Calculating the Rate of Water Level Increase in a Trapezoid-Shaped Trough

[cscott]

A water trough is 6 m long and has a cross-section in the shape of an isosceles trapezoid (dimension shown in the diagram.) Water is being pumped into the trough at a rate of 0.5 m^3/min. How fast is the water level rising when it is 0.5 m deep.

AFAIK the volume of a trapazoid like this should be

V = \frac{1}{2}h(a + b)l

where a, b, and l are all given constants, therefore

\frac{dV}{dt} = \frac{1}{2}\frac{dh}{dt}(a + b)l

But this can't be right. I don't think I'm approaching this correctly...

 

[vsage]

What do you personally think you're doing wrong? you should be very careful to note that V = 1/2h(a+b)l makes no distinction as to what is actually a function of t, although you try to differentiate with respect to t the height later. Yes that's the volume of a filled container, but differentiating h with respect to t would yield 0 because it is a constant. Perhaps construct the volume of a trapezoid whose height is dependent on time t.

 

[cscott]

Would I have to express all the other variables in terms of h?

 

[vsage]

No, no.
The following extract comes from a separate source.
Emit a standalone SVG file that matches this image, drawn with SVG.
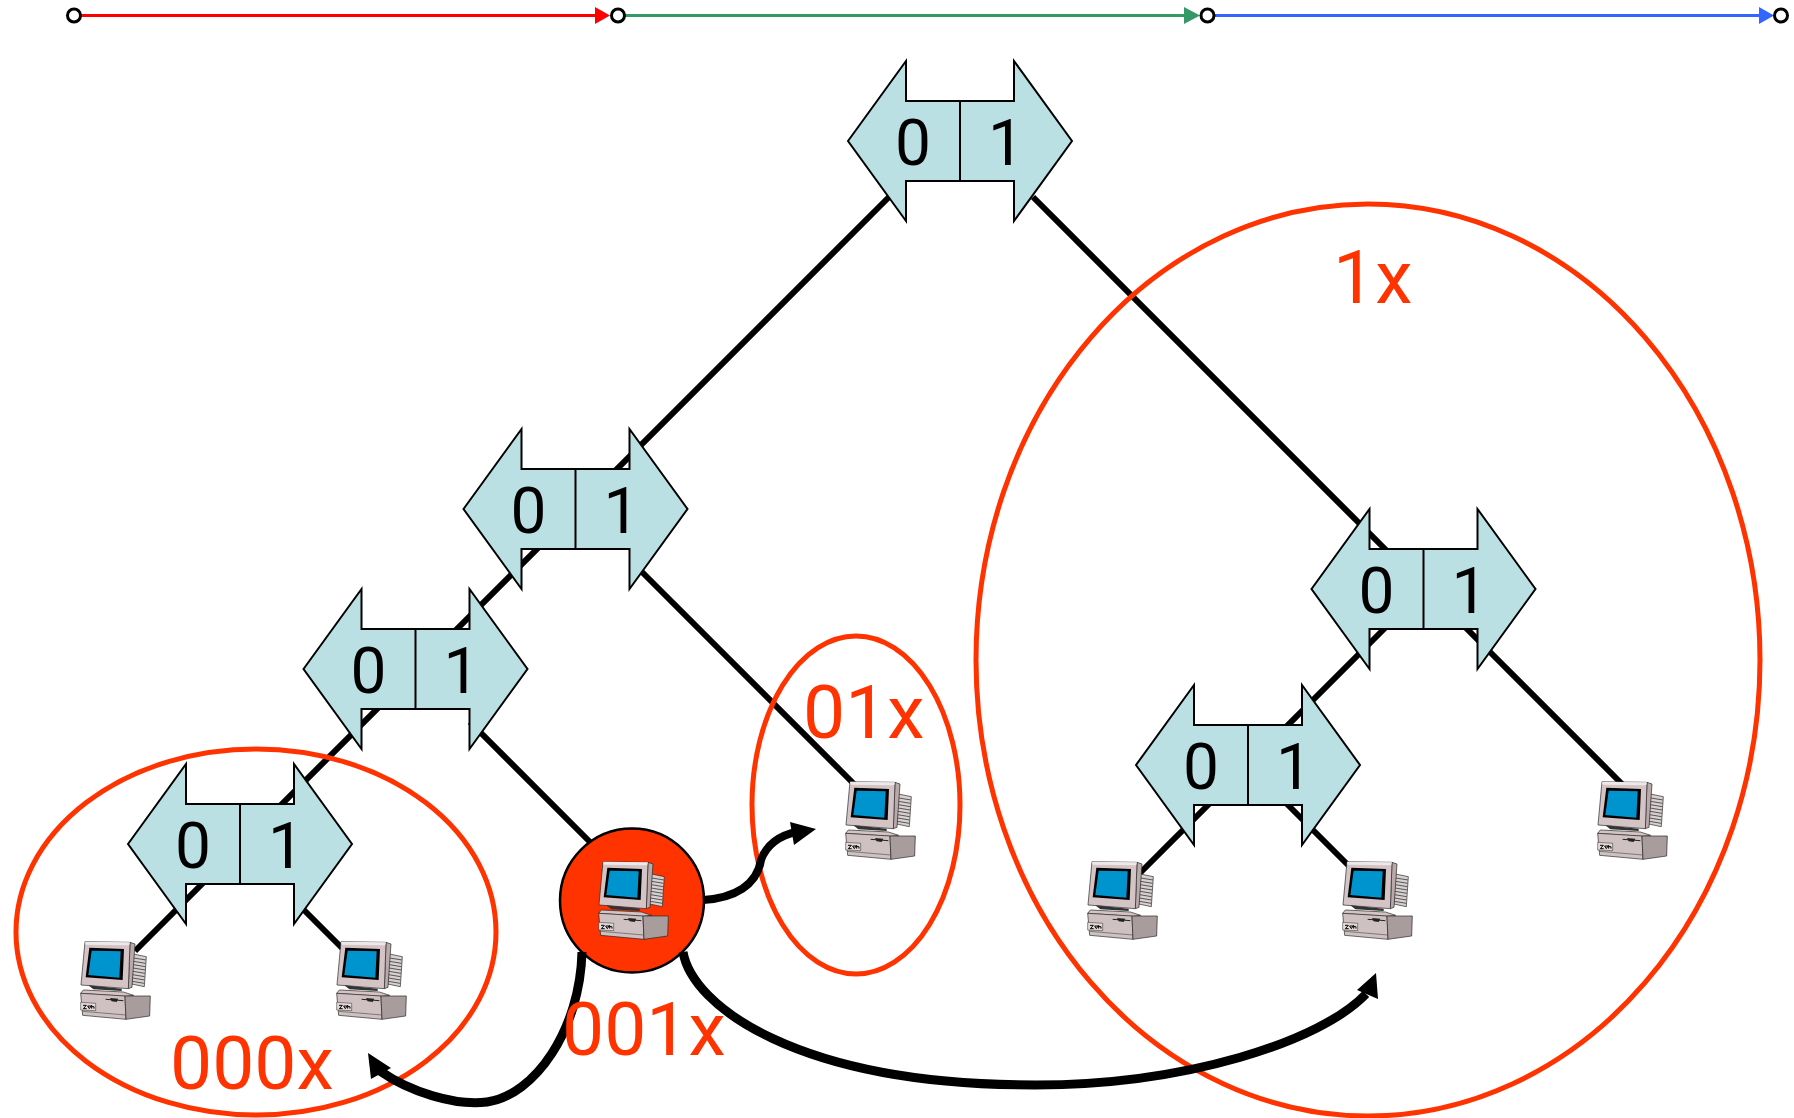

Just think about the shape of a volume that was being filled up by water and what dimensions are variable with time. Certainly the height filled with water will be variable with time, but what about the width of the surface? Obvioously the base of the trough will not change though.

 

[cscott]

I'm assuming I can relate the width to height using (1/4)w/h = 0.6/0.9 (i.e. similar triangles)?

 

[vsage]

Test it out :). I suggest using extreme cases such as where h = 0 what is w? (better equal the width of the base)

 

[cscott]

Well mine isn't going to work because at h = 0, w = 0.

Trying w = 1.2/0.9h + 0.6 ...

 

[cscott]

Woot, I got it. Thanks for your help/patience!